Comme les croyants autrefois, les consommateurs de vin sont "enfin libérés du stress de leur propre évaluation". On peut désormais se référer à Parker. "La bourgeoisie déstabilisée - qui considère de plus en plus la culture du vin comme une extension du niveau de vie - se voit offrir un soutien. C'est ainsi que Parker se fraie un chemin". Ce chemin - devenu entre-temps une affaire lucrative - se transforme aussi de plus en plus en "chemin de croix". L'indépendance du pape est de plus en plus remise en question, la guerre en Irak met Parker dans une situation difficile en 2003 (il ne se rend pas à la traditionnelle dégustation primaire à Bordeaux; motif: il aurait promis à sa fille de ne pas se rendre dans cette Europe dangereuse!), puis - en 2007 - le livre critique de son ancienne collaboratrice Hanna Agostini "Robert Parker - Anatomie d'un mythe" et enfin l'apparition peu avantageuse (les apparitions publiques de Parker sont de toute façon une rareté) dans le documentaire "Mondovino" de Jonathan Nossiter. L'autarcie de Parker touche lentement à sa fin.

Robert M. Parker% Jr. (source: P. Züllig)

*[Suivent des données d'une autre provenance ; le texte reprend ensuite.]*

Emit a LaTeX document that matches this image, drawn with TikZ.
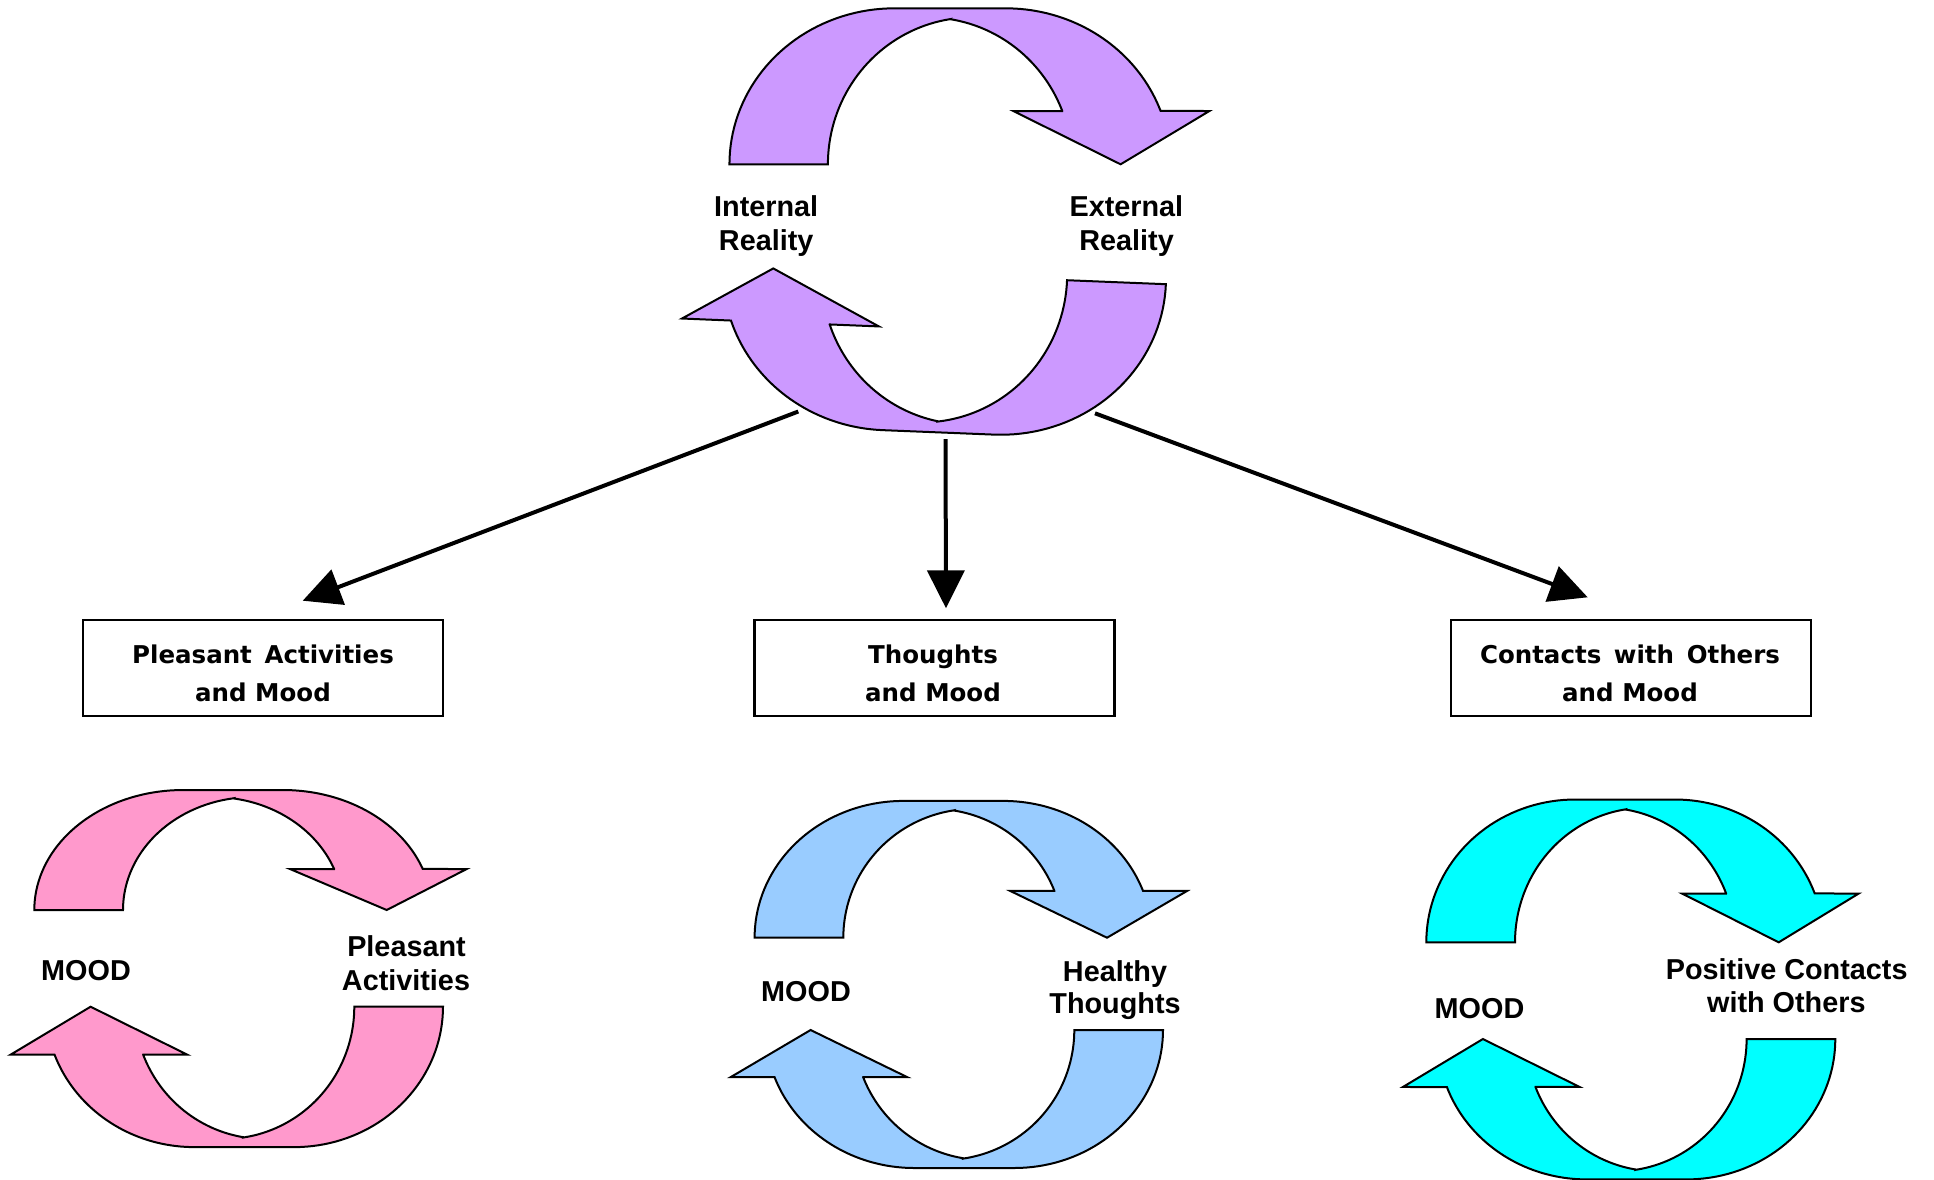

Et maintenant? Dois-je être triste? Chercher un nouveau pape? Répéter ma critique pas si rare de Parker? Interrompre mon accès électronique aux archives de Parker (je me suis désabonné depuis longtemps de son "Wine Advocate")? Exulter parce que mon hypothèse selon laquelle il ne s'agit plus que de "grosses affaires" se confirme? Le rendre responsable des prix exorbitants des grands vins que je ne peux plus me permettre depuis longtemps?

Rien de tout cela. Il me reste à tirer un bilan sobre, c'est sans doute la réaction la plus appropriée au retrait partiel de Parker.

  1. Moi aussi - tout à fait critique à l'égard de Parker - je n'ai jamais pu me passer complètement de son jugement au cours de toutes ces années. J'ai au moins gardé un œil sur ses PP. J'ai beaucoup appris de ses jugements sur le vin et le goût du vin.
  2. La personne Parker (entourée de légendes) est devenue une marque qui, en se vendant en Asie, est devenue un grand acteur pour les affaires en Chine.
  3. Ce n'est pas Parker, mais le pouvoir des faits qui a influencé le monde du vin, bien plus que n'importe quel changement climatique. Un diktat de la mode a fait son entrée dans le vin. Le pape de la mode du vin s'en lave - à juste titre - les mains.
  4. Ce n'est pas Parker - le dégustateur de génie et le marchand d'opinion - qui a changé les vins. Ce sont les producteurs, jusqu'au petit vigneron, qui ont suivi la mode pour rester dans le coup.
  5. Que nous enseigne l'histoire: De nouveaux papes (même si on ne les appelle plus ainsi) sont choisis et consacrés, de nouveaux dogmes sont établis. Ils sont déjà en marche et s'appellent bio, terroir ou Internet. Hier encore à la mode, aujourd'hui une hérésie et demain peut-être oublié.

Tout cela fait (aussi) partie du monde du vin de Parker. Tous ceux qui ont empilé des "vins Parker" dans leur cave, pour faire de bonnes affaires, doivent apprendre à vivre avec la mode.